Written request: Pictures stay out of the copy. Repeat exactly the lines from the first entry below through the line that contains "plt.rcParams['font.family'] = ['Liberation", and nothing beyond.

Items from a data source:
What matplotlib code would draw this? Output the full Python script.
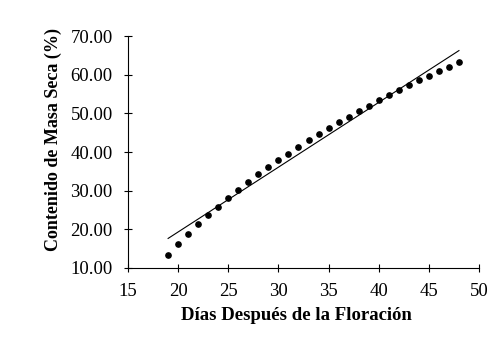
import matplotlib
matplotlib.use("Agg")
import matplotlib.pyplot as plt
import numpy as np

# Days after flowering vs dry matter content
dias = [19, 20, 21, 22, 23, 24, 25, 26, 27, 28, 29, 30, 31, 32, 33,
        34, 35, 36, 37, 38, 39, 40, 41, 42, 43, 44, 45, 46, 47, 48]
masa_seca = [13.4, 16.1, 18.7, 21.3, 23.6, 25.9, 28.2, 30.2, 32.2, 34.2,
             36.2, 38.0, 39.6, 41.4, 43.1, 44.7, 46.3, 47.7, 49.2, 50.6,
             52.0, 53.4, 54.8, 56.1, 57.3, 58.6, 59.8, 60.9, 62.0, 63.2]
x_ticks = [15, 20, 25, 30, 35, 40, 45, 50]
y_ticks = [10, 20, 30, 40, 50, 60, 70]

plt.rcParams['font.family'] = ['Liberation Serif', 'DejaVu Serif']

fig = plt.figure(figsize=(5.0, 3.51), dpi=100)
ax = fig.add_axes([0.256, 0.2365, 0.702, 0.6605])

# linear trend line
x = np.array(dias)
y = np.array(masa_seca)
m, b = np.polyfit(x, y, 1)
xl = np.array([x.min(), x.max()])
ax.plot(xl, m * xl + b, color='black', lw=0.8)

ax.plot(x, y, 'o', color='black', markersize=3.8)

ax.set_xlim(15, 50)
ax.set_ylim(10, 70)
ax.set_xticks(x_ticks)
ax.set_yticks(y_ticks)
ax.set_yticklabels(['%.2f' % v for v in y_ticks])
ax.tick_params(direction='inout', length=6, width=0.8, labelsize=13.5)
ax.tick_params(axis='y', pad=8)
ax.tick_params(axis='x', pad=8)

for s in ['top', 'right']:
    ax.spines[s].set_visible(False)
for s in ['left', 'bottom']:
    ax.spines[s].set_linewidth(0.8)

ax.set_xlabel('Días Después de la Floración', fontsize=13.5, fontweight='bold')
ax.set_ylabel('Contenido de Masa Seca (%)', fontsize=13, fontweight='bold')
ax.xaxis.set_label_coords(0.479, -0.167)
ax.yaxis.set_label_coords(-0.189, 0.556)

fig.savefig('out.png', dpi=100)
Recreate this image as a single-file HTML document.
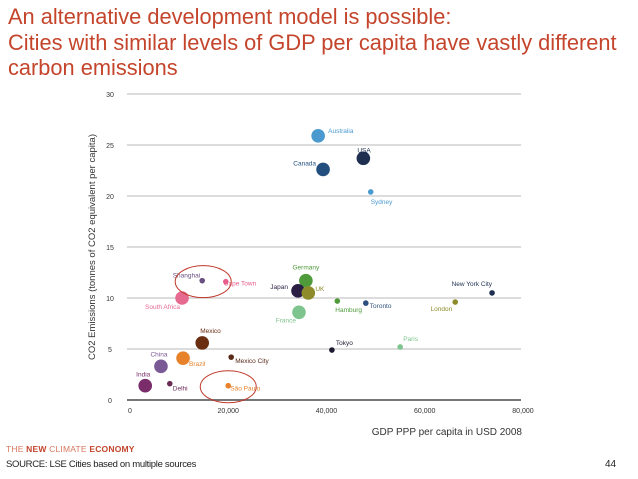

Solution below:
What matplotlib code would draw this? Output the full Python script.
import matplotlib
matplotlib.use("Agg")
import matplotlib.pyplot as plt
import numpy as np

# Days after flowering vs dry matter content
dias = [19, 20, 21, 22, 23, 24, 25, 26, 27, 28, 29, 30, 31, 32, 33,
        34, 35, 36, 37, 38, 39, 40, 41, 42, 43, 44, 45, 46, 47, 48]
masa_seca = [13.4, 16.1, 18.7, 21.3, 23.6, 25.9, 28.2, 30.2, 32.2, 34.2,
             36.2, 38.0, 39.6, 41.4, 43.1, 44.7, 46.3, 47.7, 49.2, 50.6,
             52.0, 53.4, 54.8, 56.1, 57.3, 58.6, 59.8, 60.9, 62.0, 63.2]
x_ticks = [15, 20, 25, 30, 35, 40, 45, 50]
y_ticks = [10, 20, 30, 40, 50, 60, 70]

plt.rcParams['font.family'] = ['Liberation Serif', 'DejaVu Serif']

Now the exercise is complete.